Obviously OPEC wasn’t the whole story; it simply got the dollar ball rolling big-time, helping it attain a velocity that no power on earth dared get in the way of. Thanks to the baby boom coming of age, and our open borders, and the 1960’s financial boom, we had everything it took to absorb the kind of currency surplus that, on the other side of the world, would sink the Japanese economy, which rested on too small a physical base. It’s interesting to think how things might have turned out if Japan had changed places, physically, with China. I think the Japanese know.
Anyway, the United States had a growing, diverse, huge consumer market, serviced by a high-flying credit mechanism-the physical and financial space capable of absorbing all the dollars that could be printed. Only a world awash in dollars to the extent this is could tolerate the absolute absence of prudence that has characterized so much dot-com investment. Indeed, much dot-com investment simulates the dollar boom of the past 20 years, in which what could not be earned could always be borrowed, and could thus still be spent.

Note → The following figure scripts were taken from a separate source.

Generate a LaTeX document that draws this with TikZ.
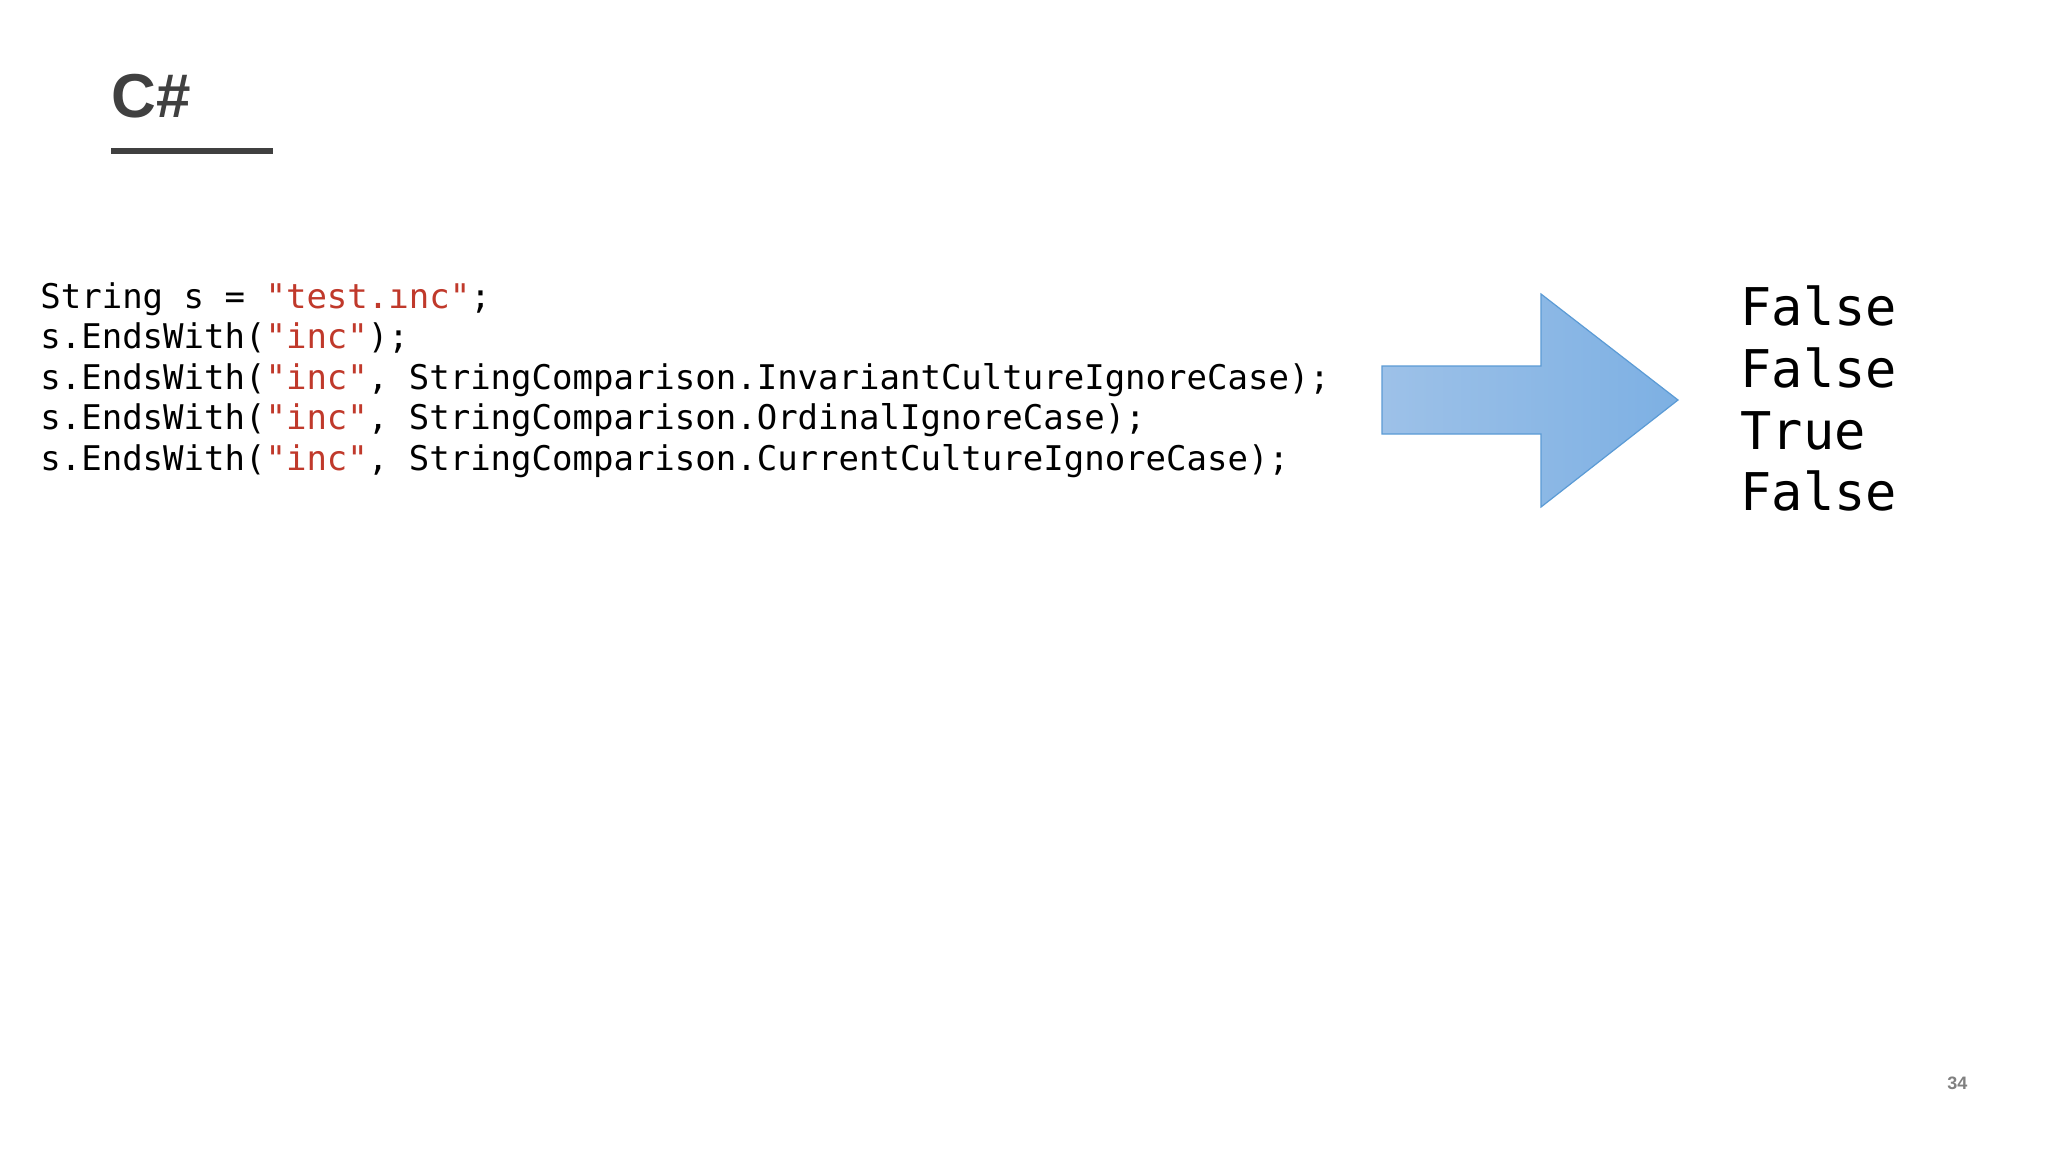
\documentclass[tikz,border=0pt]{standalone}
\usepackage{fontspec}
\setmainfont{Liberation Sans}
\setmonofont{DejaVu Sans Mono}
\begin{document}
\begin{tikzpicture}[x=0.5pt,y=-0.5pt,
  code/.style={anchor=base west,inner sep=0,font=\fontsize{17}{20}\ttfamily},
  res/.style={anchor=base west,inner sep=0,font=\fontsize{26}{30}\ttfamily}]
\definecolor{str}{HTML}{C0392B}
\definecolor{title}{HTML}{404040}
\definecolor{arA}{HTML}{9DC1E8}
\definecolor{arB}{HTML}{7DB0E3}
\definecolor{arC}{HTML}{5B9BD5}
\useasboundingbox[fill=white] (0,0) rectangle (2048,1152);
\node[anchor=base west,inner sep=0,font=\fontsize{31}{36}\bfseries,text=title] (t) at (111,117) {C\#};
\draw[title,line width=3pt] (111,151) -- (273,151);
\newcommand{\q}[1]{\textcolor{str}{"#1"}}
\node[code] (l1) at (40,308) {String s = \q{test.ınc};};
\node[code] (l2) at (40,348.5) {s.EndsWith(\q{inc});};
\node[code] (l3) at (40,389) {s.EndsWith(\q{inc}, StringComparison.InvariantCultureIgnoreCase);};
\node[code] (l4) at (40,429.5) {s.EndsWith(\q{inc}, StringComparison.OrdinalIgnoreCase);};
\node[code] (l5) at (40,470) {s.EndsWith(\q{inc}, StringComparison.CurrentCultureIgnoreCase);};
\shade[left color=arA,right color=arB,draw=arC,line width=0.6pt]
  (1382,366) -- (1541,366) -- (1541,294) -- (1678,400) -- (1541,507) -- (1541,434) -- (1382,434) -- cycle;
\node[res] (r1) at (1740,325) {False};
\node[res] (r2) at (1740,387) {False};
\node[res] (r3) at (1740,449) {True};
\node[res] (r4) at (1740,510) {False};
\node[anchor=base west,inner sep=0,font=\fontsize{9}{11}\bfseries,text=gray] (pg) at (1947,1089) {34};
\end{tikzpicture}
\end{document}
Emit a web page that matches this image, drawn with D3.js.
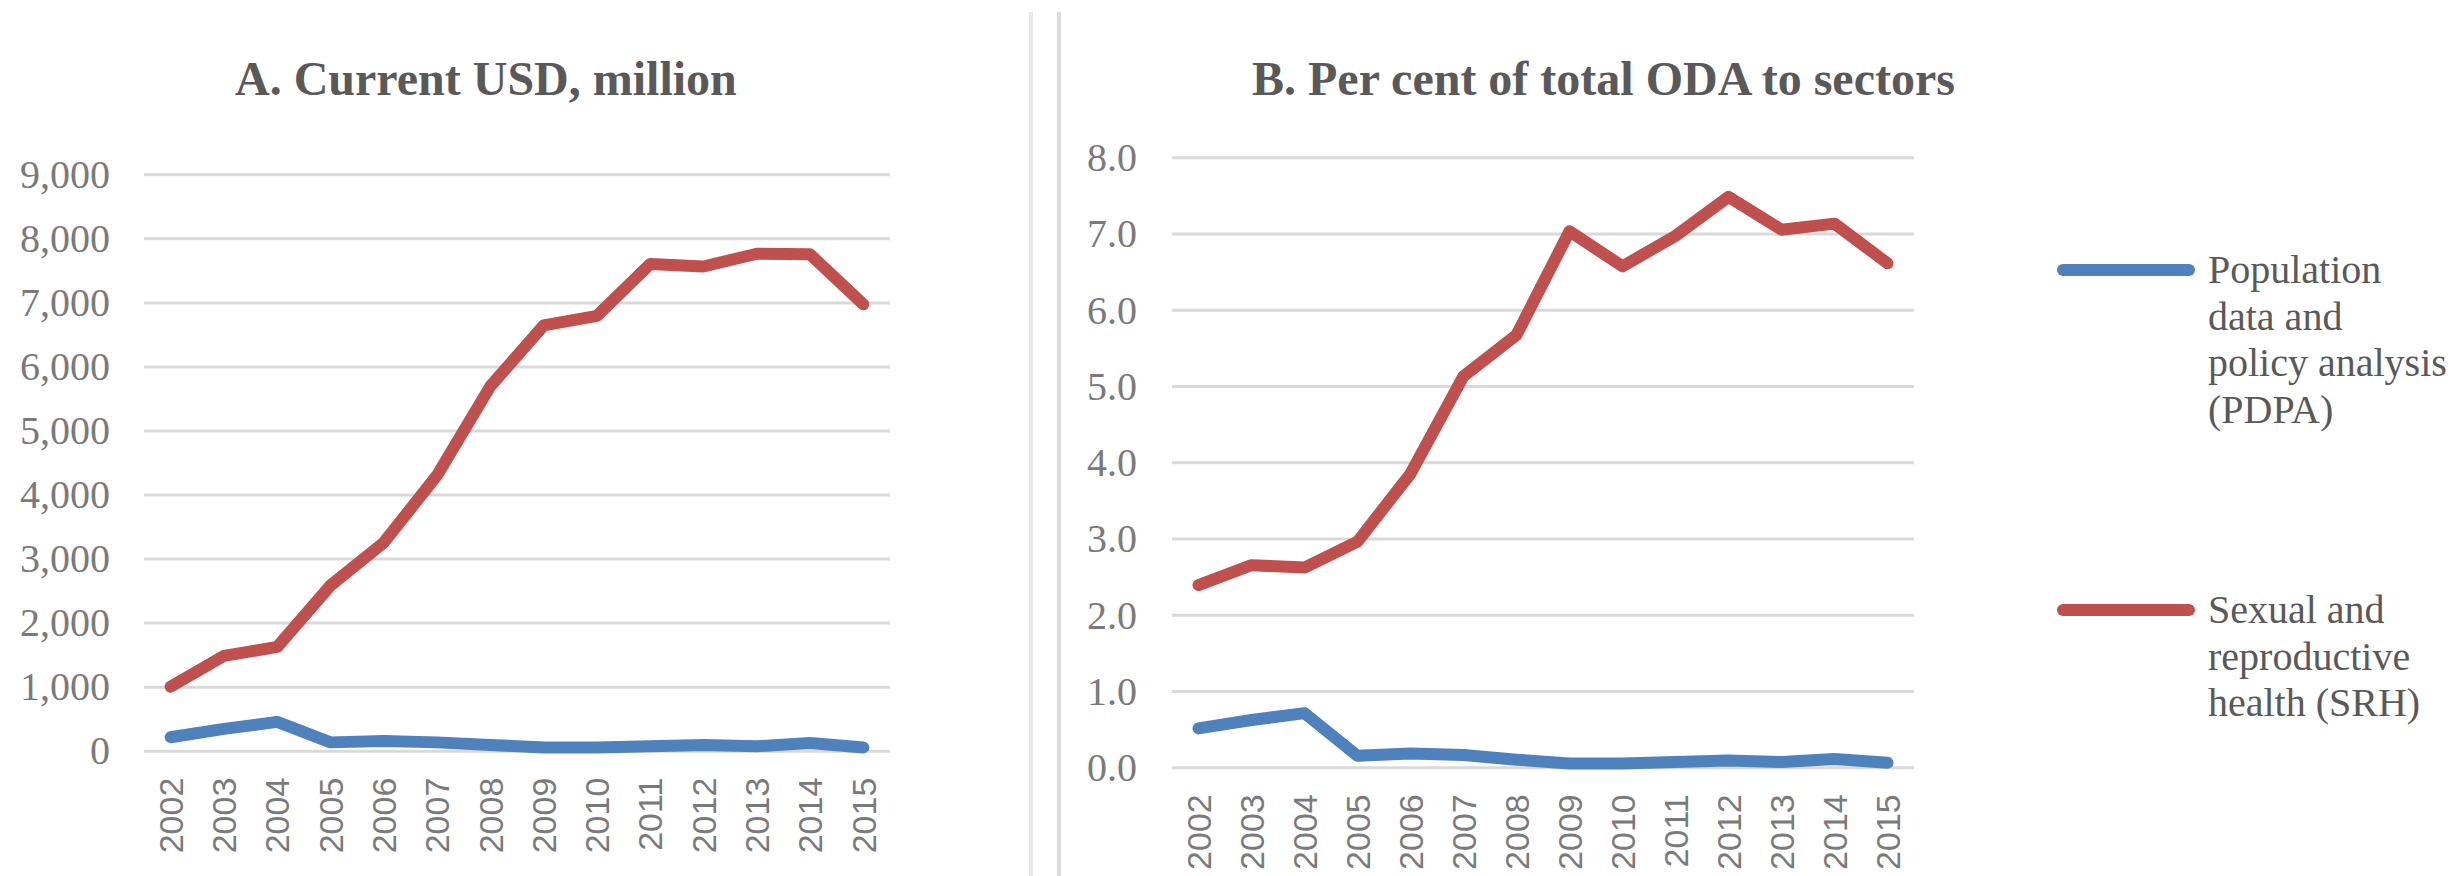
<!DOCTYPE html>
<html>
<head>
<meta charset="utf-8">
<script src="https://cdn.jsdelivr.net/npm/d3@7"></script>
<style>
  html, body { margin: 0; padding: 0; background: #ffffff; }
  svg { display: block; }
</style>
</head>
<body>
<svg id="chart" width="2458" height="876"></svg>
<script>
// ---------------- DATA ----------------
const years = ["2002","2003","2004","2005","2006","2007","2008","2009","2010","2011","2012","2013","2014","2015"];

// Panel A: Current USD, million
const pdpaUSD = [210, 340, 450, 130, 150, 130, 90, 50, 50, 70, 90, 70, 120, 50];
const srhUSD  = [1000, 1480, 1620, 2580, 3250, 4300, 5690, 6640, 6790, 7600, 7560, 7760, 7750, 6970];

// Panel B: Per cent of total ODA to sectors
const pdpaPct = [0.51, 0.62, 0.71, 0.15, 0.18, 0.16, 0.10, 0.05, 0.05, 0.07, 0.09, 0.07, 0.11, 0.06];
const srhPct  = [2.39, 2.65, 2.62, 2.96, 3.85, 5.13, 5.67, 7.03, 6.57, 6.97, 7.48, 7.05, 7.13, 6.61];

const ticksUSD = [0, 1000, 2000, 3000, 4000, 5000, 6000, 7000, 8000, 9000];
const ticksPct = [0, 1, 2, 3, 4, 5, 6, 7, 8];

const titleA = "A. Current USD, million";
const titleB = "B. Per cent of total ODA to sectors";

const seriesNames = [
  ["Population", "data and", "policy analysis", "(PDPA)"],
  ["Sexual and", "reproductive", "health (SRH)"]
];
const seriesColors = ["#4F81BD", "#C0504D"];

// ---------------- DRAW ----------------
const svg = d3.select("#chart");
const serif = "'Liberation Serif', 'Times New Roman', serif";
const sans = "'Liberation Sans', Arial, sans-serif";

// divider lines between panels
svg.append("line").attr("x1", 1031).attr("x2", 1031).attr("y1", 12).attr("y2", 876)
  .attr("stroke", "#e8e8e8").attr("stroke-width", 4);
svg.append("line").attr("x1", 1059).attr("x2", 1059).attr("y1", 12).attr("y2", 876)
  .attr("stroke", "#dcdcdc").attr("stroke-width", 4);

function panel(cfg) {
  const x = d3.scaleBand().domain(years).range([cfg.left, cfg.right]).padding(0);
  const y = d3.scaleLinear().domain(cfg.domain).range([cfg.bottom, cfg.top]);
  const w = cfg.right - cfg.left;

  // gridlines
  const grid = svg.append("g").attr("transform", `translate(${cfg.left},0)`)
    .call(d3.axisLeft(y).tickValues(cfg.ticks).tickSize(-w).tickFormat(""));
  grid.select(".domain").remove();
  grid.selectAll(".tick line").attr("stroke", "#d9d9d9").attr("stroke-width", 3);

  // y tick labels
  const ya = svg.append("g").attr("transform", `translate(${cfg.left},0)`)
    .call(d3.axisLeft(y).tickValues(cfg.ticks).tickSize(0).tickPadding(cfg.labelGap).tickFormat(cfg.fmt));
  ya.select(".domain").remove();
  ya.selectAll("text")
    .attr("font-family", serif).attr("font-size", 40).attr("fill", "#7a7a7a")
    .attr("dy", "0.33em");

  // x labels (rotated)
  svg.append("g").selectAll("text").data(years).join("text")
    .attr("transform", d => `translate(${x(d) + x.bandwidth() / 2},${cfg.bottom + 27}) rotate(-90)`)
    .attr("text-anchor", "end")
    .attr("dy", "0.36em")
    .attr("font-family", sans).attr("font-size", 34).attr("fill", "#7a7a7a")
    .text(d => d);

  // lines
  const line = d3.line()
    .x((d, i) => x(years[i]) + x.bandwidth() / 2)
    .y(d => y(d));
  cfg.series.forEach((s, k) => {
    svg.append("path").datum(s)
      .attr("d", line)
      .attr("fill", "none")
      .attr("stroke", seriesColors[k])
      .attr("stroke-width", 12)
      .attr("stroke-linejoin", "round")
      .attr("stroke-linecap", "round");
  });

  // title
  svg.append("text")
    .attr("x", cfg.titleX).attr("y", 95)
    .attr("font-family", serif).attr("font-weight", "bold").attr("font-size", 48)
    .attr("fill", "#595959")
    .text(cfg.title);
}

panel({
  left: 144, right: 890, top: 174.3, bottom: 750.7,
  domain: [0, 9000], ticks: ticksUSD, fmt: d3.format(","), labelGap: 34,
  series: [pdpaUSD, srhUSD], title: titleA, titleX: 235
});

panel({
  left: 1172, right: 1914, top: 157.3, bottom: 767.3,
  domain: [0, 8], ticks: ticksPct, fmt: d3.format(".1f"), labelGap: 35,
  series: [pdpaPct, srhPct], title: titleB, titleX: 1252
});

// legend
const legendY = [270, 610];
seriesNames.forEach((lines, k) => {
  const g = svg.append("g");
  g.append("line")
    .attr("x1", 2063).attr("x2", 2189)
    .attr("y1", legendY[k]).attr("y2", legendY[k])
    .attr("stroke", seriesColors[k]).attr("stroke-width", 12)
    .attr("stroke-linecap", "round");
  g.selectAll("text").data(lines).join("text")
    .attr("x", 2208)
    .attr("y", (d, i) => legendY[k] + 13 + i * 46.7)
    .attr("font-family", serif).attr("font-size", 40).attr("fill", "#595959")
    .text(d => d);
});
</script>
</body>
</html>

Sooner or later, however, the propensity to spend without earning runs up against a wall. Prices are raised. People begin to get that feeling of paying more for less. They become, first, economically resentful, and then politically so. We live in violent times; civil war is endemic, driven by tribal passions, by cultural differences, by the wish to possess. There is only one truth under the sun, which is that inflation is always trouble.
That Harry Potter now costs $2.59 more at Amazon is not what I regard as a good omen. I wonder how they regard it in Baghdad, or Hanoi, or for that matter Paris, or in any of the thousands of other places around the world that have been dollar-bullied into hating this country.